** Exercise description **
Begin with the first line and repeat exactly through the line containing "const topTicks = [1940, 1960, 1980, 2000];"; leave every image out.
******
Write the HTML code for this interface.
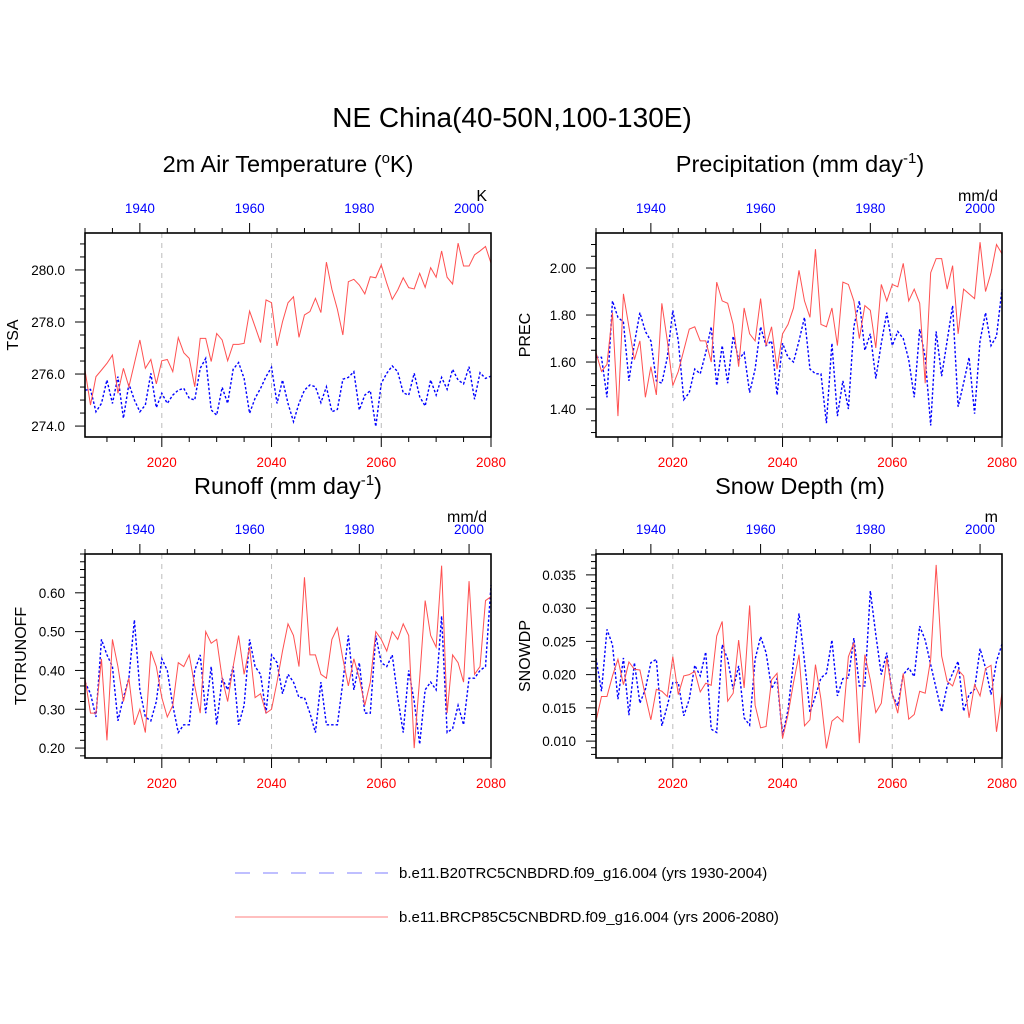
<!DOCTYPE html>
<html><head><meta charset="utf-8">
<style>
html,body{margin:0;padding:0;background:#fff;}
svg{display:block;font-family:"Liberation Sans",Arial,sans-serif;}
</style></head>
<body>
<svg id="chart" width="1024" height="1024" viewBox="0 0 1024 1024">
<text x="512" y="127" font-size="28" text-anchor="middle">NE China(40-50N,100-130E)</text>
<text x="288" y="172" font-size="23.5" text-anchor="middle">2m Air Temperature (<tspan font-size="15" dy="-9">o</tspan><tspan dy="9">K)</tspan></text>
<text x="800" y="172" font-size="23.5" text-anchor="middle">Precipitation (mm day<tspan font-size="15" dy="-9">-1</tspan><tspan dy="9">)</tspan></text>
<text x="288" y="494" font-size="23.5" text-anchor="middle">Runoff (mm day<tspan font-size="15" dy="-9">-1</tspan><tspan dy="9">)</tspan></text>
<text x="800" y="494" font-size="23.5" text-anchor="middle">Snow Depth (m)</text>
<g id="panels"></g>
<g>
<line x1="235" y1="873" x2="388" y2="873" stroke="#9999ff" stroke-width="1.3" stroke-dasharray="15,13"/>
<text x="399" y="878" font-size="15">b.e11.B20TRC5CNBDRD.f09_g16.004 (yrs 1930-2004)</text>
<line x1="235" y1="917" x2="388" y2="917" stroke="#ff9999" stroke-width="1.3"/>
<text x="399" y="922" font-size="15">b.e11.BRCP85C5CNBDRD.f09_g16.004 (yrs 2006-2080)</text>
</g>
</svg>
<script>
const futureYears = [2006, 2080];
const histYears = [1930, 2004];
const bottomTicks = [2020, 2040, 2060, 2080];
const topTicks = [1940, 1960, 1980, 2000];

const tsaFuture = [276.15,274.81,275.90,276.15,276.41,276.73,275.26,276.22,275.51,276.41,277.31,276.22,276.56,275.62,276.51,276.56,276.09,277.40,276.82,276.60,275.51,277.37,277.37,276.48,277.56,277.31,276.51,277.14,277.14,277.18,278.42,277.82,277.21,278.85,278.74,277.08,278.01,278.74,278.97,277.41,278.27,278.40,278.91,278.36,280.30,279.26,278.49,277.50,279.55,279.64,279.42,279.08,279.74,279.70,280.19,279.49,278.87,279.23,279.70,279.32,279.27,279.87,279.33,280.09,279.72,280.73,279.72,279.46,281.03,280.15,280.15,280.58,280.73,280.90,280.26];
const tsaHist = [275.38,275.41,274.55,274.87,275.77,274.87,275.90,274.30,275.62,275.00,274.55,274.81,276.03,274.71,275.26,274.87,275.19,275.38,275.45,275.07,275.00,276.22,276.60,274.62,274.42,275.49,274.87,276.18,276.44,275.83,274.49,275.07,275.45,275.90,276.26,274.87,275.77,274.87,274.17,274.87,275.38,275.58,275.51,274.90,275.51,274.55,274.64,275.80,275.87,276.09,274.62,275.19,275.36,273.98,275.64,276.03,276.31,276.09,275.28,275.19,276.03,275.13,274.77,275.77,275.19,275.87,275.41,276.18,275.77,275.62,276.28,275.03,276.05,275.83,275.92];
const tsaTicks = [274.0, 276.0, 278.0, 280.0];

const precFuture = [1.64,1.56,1.59,1.81,1.37,1.89,1.75,1.61,1.69,1.45,1.58,1.46,1.85,1.69,1.50,1.56,1.65,1.74,1.75,1.69,1.69,1.60,1.94,1.86,1.85,1.76,1.58,1.83,1.72,1.69,1.87,1.67,1.75,1.57,1.72,1.76,1.83,1.99,1.86,1.79,2.08,1.76,1.75,1.83,1.67,1.94,1.93,1.86,1.70,1.84,1.82,1.66,1.93,1.86,1.93,1.92,2.02,1.86,1.91,1.85,1.51,1.98,2.04,2.04,1.91,2.01,1.72,1.91,1.89,1.87,2.11,1.90,1.98,2.10,2.06];
const precHist = [1.62,1.62,1.45,1.86,1.79,1.77,1.52,1.68,1.81,1.73,1.69,1.52,1.51,1.62,1.82,1.69,1.44,1.47,1.57,1.55,1.64,1.75,1.50,1.67,1.51,1.71,1.61,1.64,1.47,1.57,1.75,1.67,1.69,1.46,1.68,1.62,1.60,1.69,1.79,1.57,1.55,1.55,1.34,1.68,1.37,1.52,1.40,1.75,1.86,1.65,1.72,1.53,1.68,1.81,1.67,1.73,1.70,1.61,1.45,1.74,1.62,1.33,1.73,1.54,1.69,1.84,1.41,1.51,1.62,1.38,1.69,1.81,1.67,1.71,1.91];
const precTicks = [1.40, 1.60, 1.80, 2.00];

const runoffFuture = [0.38,0.29,0.29,0.43,0.22,0.48,0.41,0.32,0.38,0.26,0.30,0.24,0.45,0.41,0.33,0.28,0.31,0.42,0.41,0.44,0.36,0.29,0.50,0.47,0.48,0.38,0.32,0.41,0.49,0.39,0.46,0.33,0.34,0.29,0.30,0.37,0.45,0.52,0.49,0.41,0.64,0.44,0.44,0.39,0.38,0.48,0.51,0.43,0.36,0.43,0.38,0.31,0.37,0.50,0.48,0.45,0.50,0.48,0.52,0.49,0.20,0.38,0.58,0.49,0.46,0.67,0.29,0.44,0.42,0.37,0.63,0.39,0.41,0.58,0.59];
const runoffHist = [0.37,0.34,0.28,0.48,0.44,0.41,0.27,0.33,0.38,0.53,0.35,0.28,0.27,0.32,0.43,0.40,0.31,0.24,0.26,0.26,0.40,0.44,0.29,0.41,0.26,0.38,0.35,0.41,0.26,0.31,0.48,0.41,0.39,0.29,0.44,0.42,0.34,0.39,0.37,0.33,0.33,0.29,0.24,0.37,0.26,0.26,0.26,0.37,0.49,0.35,0.42,0.29,0.29,0.49,0.42,0.41,0.44,0.33,0.24,0.40,0.32,0.21,0.35,0.37,0.35,0.54,0.24,0.25,0.31,0.26,0.38,0.38,0.40,0.41,0.62];
const runoffTicks = [0.20, 0.30, 0.40, 0.50, 0.60];

const snowFuture = [0.0130,0.0167,0.0167,0.0198,0.0223,0.0185,0.0219,0.0208,0.0207,0.0168,0.0132,0.0178,0.0175,0.0167,0.0227,0.0170,0.0198,0.0200,0.0205,0.0174,0.0187,0.0184,0.0258,0.0280,0.0160,0.0172,0.0252,0.0180,0.0304,0.0154,0.0120,0.0122,0.0192,0.0202,0.0104,0.0140,0.0188,0.0230,0.0123,0.0132,0.0215,0.0163,0.0089,0.0130,0.0137,0.0129,0.0227,0.0248,0.0097,0.0230,0.0192,0.0143,0.0157,0.0225,0.0172,0.0142,0.0202,0.0133,0.0140,0.0175,0.0172,0.0223,0.0365,0.0228,0.0190,0.0183,0.0207,0.0198,0.0135,0.0185,0.0168,0.0209,0.0214,0.0114,0.0173];
const snowHist = [0.0225,0.0175,0.0268,0.0245,0.0163,0.0225,0.0139,0.0218,0.0157,0.0178,0.0218,0.0223,0.0123,0.0153,0.0188,0.0188,0.0138,0.0163,0.0214,0.0198,0.0234,0.0118,0.0113,0.0245,0.0223,0.0178,0.0213,0.0135,0.0124,0.0223,0.0257,0.0233,0.0179,0.0194,0.0108,0.0147,0.0220,0.0292,0.0220,0.0143,0.0168,0.0195,0.0202,0.0252,0.0168,0.0194,0.0195,0.0255,0.0183,0.0183,0.0326,0.0260,0.0200,0.0233,0.0170,0.0153,0.0200,0.0210,0.0197,0.0273,0.0252,0.0215,0.0179,0.0144,0.0183,0.0202,0.0220,0.0145,0.0170,0.0178,0.0239,0.0210,0.0170,0.0220,0.0246];
const snowTicks = [0.010, 0.015, 0.020, 0.025, 0.030, 0.035];

const NS = "http://www.w3.org/2000/svg";
const root = document.getElementById("panels");
function mk(tag, attrs, parent) {
  const e = document.createElementNS(NS, tag);
  for (const k in attrs) e.setAttribute(k, attrs[k]);
  (parent || root).appendChild(e);
  return e;
}

const panels = [
  {key:"tsa", x0:85, y0:233, ymin:273.58, ymax:281.42, ticks:tsaTicks, minor:0.5, dec:1, label:"TSA", unit:"K", fut:tsaFuture, hist:tsaHist, labelX:18},
  {key:"prec", x0:596, y0:233, ymin:1.281, ymax:2.149, ticks:precTicks, minor:0.05, dec:2, label:"PREC", unit:"mm/d", fut:precFuture, hist:precHist, labelX:530},
  {key:"runoff", x0:85, y0:554, ymin:0.1744, ymax:0.7, ticks:runoffTicks, minor:0.02, dec:2, label:"TOTRUNOFF", unit:"mm/d", fut:runoffFuture, hist:runoffHist, labelX:26},
  {key:"snow", x0:596, y0:554, ymin:0.00746, ymax:0.03814, ticks:snowTicks, minor:0.001, dec:3, label:"SNOWDP", unit:"m", fut:snowFuture, hist:snowHist, labelX:530}
];
const W = 406, H = 204;

panels.forEach(p => {
  const g = mk("g", {});
  
  
  const xF = yr => p.x0 + (yr - futureYears[0]) / (futureYears[1] - futureYears[0]) * W;
  const xH = yr => p.x0 + (yr - histYears[0]) / (histYears[1] - histYears[0]) * W;
  const yS = v => p.y0 + H - (v - p.ymin) / (p.ymax - p.ymin) * H;

  bottomTicks.forEach(t => {
    if (t >= futureYears[1]) return;
    const l = mk("line", {x1:xF(t), x2:xF(t), y1:p.y0, y2:p.y0+H, stroke:"#bbbbbb", "stroke-width":1, "stroke-dasharray":"5,5"}, g);
    
    
  });

  const mkPath = (vals, xf, years0) => {
    let d = "";
    vals.forEach((v, i) => { d += (i ? "L" : "M") + xf(years0 + i).toFixed(2) + "," + yS(v).toFixed(2); });
    return d;
  };
  const hp = mk("path", {d:mkPath(p.hist, xH, histYears[0]), fill:"none", stroke:"#0000ff", "stroke-width":1.4, "stroke-dasharray":"2.5,2"}, g);
  
  
  const fp = mk("path", {d:mkPath(p.fut, xF, futureYears[0]), fill:"none", stroke:"#ff5050", "stroke-width":1}, g);
  
  

  const fr = mk("rect", {x:p.x0, y:p.y0, width:W, height:H, fill:"none", stroke:"#000", "stroke-width":1.6}, g);
  
  

  for (let yr = 2010; yr <= 2080; yr += 5) {
    const maj = yr % 20 === 0;
    const l = mk("line", {x1:xF(yr), x2:xF(yr), y1:p.y0+H, y2:p.y0+H+(maj?10:5), stroke:"#000", "stroke-width":1}, g);
    
    
  }
  for (let yr = 1930; yr <= 2004; yr += 5) {
    const maj = yr % 20 === 0;
    const l = mk("line", {x1:xH(yr), x2:xH(yr), y1:p.y0, y2:p.y0-(maj?10:5), stroke:"#000", "stroke-width":1}, g);
    
    
  }
  bottomTicks.forEach(t => {
    const tx = mk("text", {x:xF(t), y:p.y0+H+30, "font-size":13.5, fill:"#ff0000", "text-anchor":"middle"}, g);
    tx.textContent = t;
    
    
  });
  topTicks.forEach(t => {
    const tx = mk("text", {x:xH(t), y:p.y0-20, "font-size":13.5, fill:"#0000ff", "text-anchor":"middle"}, g);
    tx.textContent = t;
    
    
  });

  const n0 = Math.ceil(p.ymin / p.minor - 1e-6), n1 = Math.floor(p.ymax / p.minor + 1e-6);
  for (let n = n0; n <= n1; n++) {
    const v = n * p.minor;
    const maj = p.ticks.some(t => Math.abs(t - v) < p.minor / 10);
    const l = mk("line", {x1:p.x0-(maj?10:5), x2:p.x0, y1:yS(v), y2:yS(v), stroke:"#000", "stroke-width":1}, g);
    
    
  }
  p.ticks.forEach(t => {
    const tx = mk("text", {x:p.x0-20, y:yS(t)+5, "font-size":13.5, "text-anchor":"end"}, g);
    tx.textContent = t.toFixed(p.dec);
    
    
  });

  const yl = mk("text", {x:p.labelX, y:p.y0+H/2, "font-size":16, "text-anchor":"middle", transform:"rotate(-90 " + p.labelX + " " + (p.y0+H/2) + ")"}, g);
  yl.textContent = p.label;
  
  

  const un = mk("text", {x:p.x0+W-4, y:p.y0-32, "font-size":16, "text-anchor":"end"}, g);
  un.textContent = p.unit;
  
  
});
</script>
</body></html>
******
** Answer to the exercise **
Write the HTML code for this interface.
<!DOCTYPE html>
<html><head><meta charset="utf-8">
<style>
html,body{margin:0;padding:0;background:#fff;}
svg{display:block;font-family:"Liberation Sans",Arial,sans-serif;}
</style></head>
<body>
<svg id="chart" width="1024" height="1024" viewBox="0 0 1024 1024">
<text x="512" y="127" font-size="28" text-anchor="middle">NE China(40-50N,100-130E)</text>
<text x="288" y="172" font-size="23.5" text-anchor="middle">2m Air Temperature (<tspan font-size="15" dy="-9">o</tspan><tspan dy="9">K)</tspan></text>
<text x="800" y="172" font-size="23.5" text-anchor="middle">Precipitation (mm day<tspan font-size="15" dy="-9">-1</tspan><tspan dy="9">)</tspan></text>
<text x="288" y="494" font-size="23.5" text-anchor="middle">Runoff (mm day<tspan font-size="15" dy="-9">-1</tspan><tspan dy="9">)</tspan></text>
<text x="800" y="494" font-size="23.5" text-anchor="middle">Snow Depth (m)</text>
<g id="panels"></g>
<g>
<line x1="235" y1="873" x2="388" y2="873" stroke="#9999ff" stroke-width="1.3" stroke-dasharray="15,13"/>
<text x="399" y="878" font-size="15">b.e11.B20TRC5CNBDRD.f09_g16.004 (yrs 1930-2004)</text>
<line x1="235" y1="917" x2="388" y2="917" stroke="#ff9999" stroke-width="1.3"/>
<text x="399" y="922" font-size="15">b.e11.BRCP85C5CNBDRD.f09_g16.004 (yrs 2006-2080)</text>
</g>
</svg>
<script>
const futureYears = [2006, 2080];
const histYears = [1930, 2004];
const bottomTicks = [2020, 2040, 2060, 2080];
const topTicks = [1940, 1960, 1980, 2000];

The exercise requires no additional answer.